Profilage racial: un policier montréalais pointé du doigt par la Commission des droits de la personne
La Commission des droits de la personne et des droits de la jeunesse (CDPDJ) demande à la Ville et à un policier montréalais de remettre 18 000$ à un homme qui aurait été victime de profilage racial en 2016. Elle réclame aussi d’améliorer la formation des policiers.
Le 4 février 2016, le Montréalais Rivélino Bélizaire a été arrêté par le policier Éric Locas, qui lui a remis une contravention de 48$ pour avoir traversé à pied une rue sans emprunter un passage piétonnier. L’agent du Service de police de la Ville de Montréal (SPVM) aurait alors fait preuve d’agressivité à l’égard du jeune homme, qui n’avait pas sur lui ses pièces d’identité.

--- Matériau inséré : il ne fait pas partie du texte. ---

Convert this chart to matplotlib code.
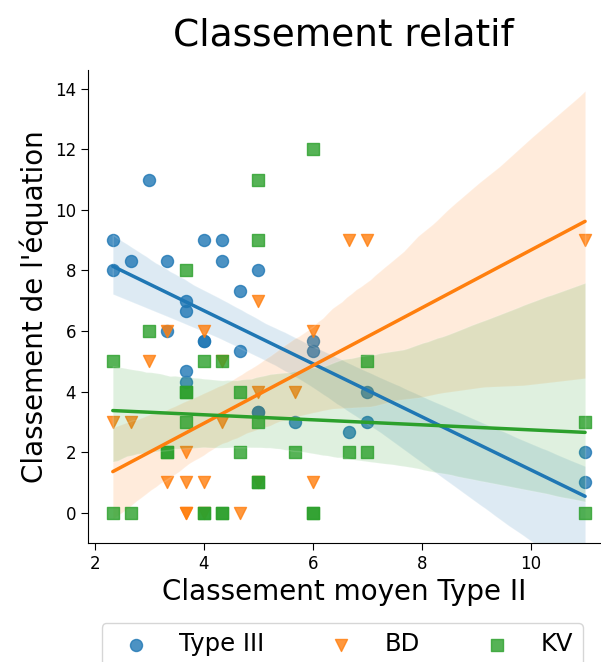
import numpy as np
import matplotlib
matplotlib.use('Agg')
import matplotlib.pyplot as plt
import seaborn as sns

# Type III
x_t3 = [2.33, 2.33, 2.67, 3, 3.33, 3.33, 3.67, 3.67, 3.67, 3.67, 4, 4, 4, 4.33, 4.33,
        4.67, 4.67, 5, 5, 5, 5.67, 6, 6, 6.67, 7, 7, 11, 11]
y_t3 = [9, 8, 8.33, 11, 8.33, 6, 7, 6.67, 4.67, 4.33, 9, 5.67, 5.67, 9, 8.33,
        7.33, 5.33, 8, 3.33, 3.33, 3, 5.67, 5.33, 2.67, 4, 3, 2, 1]

# BD (some triangles sit under squares / on top of each other)
x_bd = [2.33, 2.67, 3, 3.33, 3.33, 3.67, 3.67, 3.67, 3.67, 4, 4, 4, 4.33, 4.33, 4.67,
        5, 5, 5, 5.67, 6, 6, 6.67, 7, 11]
y_bd = [3, 3, 5, 6, 1, 2, 1, 0, 0, 6, 1, 0, 5, 3, 0,
        7, 4, 1, 4, 6, 1, 9, 9, 9]

# KV (overlapping squares counted twice)
x_kv = [2.33, 2.33, 2.67, 3, 3.33, 3.33, 3.67, 3.67, 3.67, 3.67, 4, 4, 4, 4.33, 4.33, 4.33,
        4.67, 4.67, 5, 5, 5, 5, 5, 5.67, 6, 6, 6, 6.67, 7, 7, 11, 11]
y_kv = [5, 0, 0, 6, 2, 2, 8, 4, 4, 3, 5, 0, 0, 5, 0, 0,
        4, 2, 11, 9, 3, 1, 1, 2, 12, 0, 0, 2, 2, 5, 3, 0]

series = [('Type III', x_t3, y_t3, 'o'),
          ('BD', x_bd, y_bd, 'v'),
          ('KV', x_kv, y_kv, 's')]
colors = sns.color_palette()

sns.set_style('ticks')
plt.rcParams['font.family'] = ['DejaVu Sans']
for k in ['text.color', 'axes.labelcolor', 'xtick.color', 'ytick.color', 'axes.edgecolor']:
    plt.rcParams[k] = 'black'

fig = plt.figure(figsize=(6.01, 6.62), dpi=100)
ax = fig.add_axes([0.146, 0.180, 0.852, 0.714])

for i, (name, xs, ys, mk) in enumerate(series):
    sns.regplot(x=np.array(xs), y=np.array(ys), ax=ax, marker=mk, color=colors[i],
                label=name, seed=0, scatter_kws={'s': 75, 'alpha': 0.8},
                line_kws={'lw': 2.5})

ax.set_xlim(1.87, 11.27)
ax.set_ylim(-1, 14.62)
ax.set_xticks([2, 4, 6, 8, 10])
ax.set_yticks(range(0, 15, 2))
ax.tick_params(labelsize=12, length=5)
sns.despine(ax=ax)

ax.set_title('Classement relatif', fontsize=27, pad=18)
ax.set_xlabel('Classement moyen Type II', fontsize=20)
ax.set_ylabel("Classement de l'équation", fontsize=20)

ax.legend(loc='upper left', bbox_to_anchor=(0.027, -0.169, 0.94, 0), mode='expand',
          ncol=3, fontsize=17.5, borderaxespad=0, frameon=True)

fig.savefig('out.png', dpi=100)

M. Locas se serait notamment «moqué de son nom, en lui faisant répéter à maintes reprises, et lui aurait postillonné au visage», constate la CDPDJ dans une décision que Métro a pu consulter.
Le policier a par la suite décidé de se rendre au Cégep Ahuntsic, où M. Bélizaire occupait alors le poste d’agent de sécurité, afin de rencontrer son supérieur. Puisque ce dernier était alors absent, M. Locas a décidé d’y retourner le lendemain pour se plaindre de l’attitude du jeune homme d’origine haïtienne. Une initiative qui lui a valu l’an dernier un blâme du Comité de déontologie policière.
«Le but du policier était de nuire à mon travail et de me faire perdre mon emploi», a déploré dimanche M. Bélizaire, qui a pris part dimanche à une conférence de presse au centre-ville aux côtés de membres du Centre de recherche-action sur les relations raciales (CRARR).
«À un moment donné, je n’osais même plus sortir du bureau parce qu’il fallait toujours que j’explique à mes collègues ce qui s’était passé […] J’étais mal à l’aise d’aller travailler.» -Rivélino Bélizaire
Un cas de profilage
C’est avec l’appui du CRARR que M. Bélizaire a réussi à obtenir l’appui de la CDPDJ à sa cause. Celle-ci s’est ainsi dit prête à aller devant les tribunaux pour défendre le jeune homme. Dans sa décision, la Commission fait état d’une situation de «profilage» fondée «sur la race et la couleur».
«Quand on regarde l’origine ethnique des personnes qui ont été maltraitées par M. Locas, on voit qu’il y a un pattern», a d’ailleurs soulevé le directeur général du CRARR, Fo Niemi.
De 2002 à 2018, le policier, qui a 24 ans d’expérience, a fait l’objet de cinq plaintes au Comité de déontologie policière, ce qui lui a valu plusieurs sanctions de la part du tribunal administratif. Selon le CRARR, la majorité des personnes qui ont porté plaintes sont issues des minorités visibles.
«[M. Locas] continue d’être déployé sur les routes. Pourquoi n’a-t-il pas été réaffecté à un autre poste où il n’aurait plus à intervenir auprès du public?», a demandé le conseiller du CRARR, Alain Babineau.
Formation des policiers
Afin d’éviter le déclenchement d’un processus judiciaire, le Commission propose un accord hors cour. Elle demande que la Ville remette 15 000$ à M. Bélizaire. M. Locas débourserait, quant lui, 3 000$.
La CDPDJ propose par ailleurs que les policiers montréalais reçoivent des formations sur le profilage racial et «les réalités interculturelles».
Le mois dernier, un rapport universitaire dévoilait qu’à Montréal, les personnes noires courent en moyenne environ quatre fois plus de risques d’être appelées à s’identifier par un policier que les personnes blanches. Depuis, le SPVM a promis de mettre en place diverses mesures pour corriger cette situation.
Le SPVM et la Ville de Montréal n’ont pas commenté ce dossier dimanche.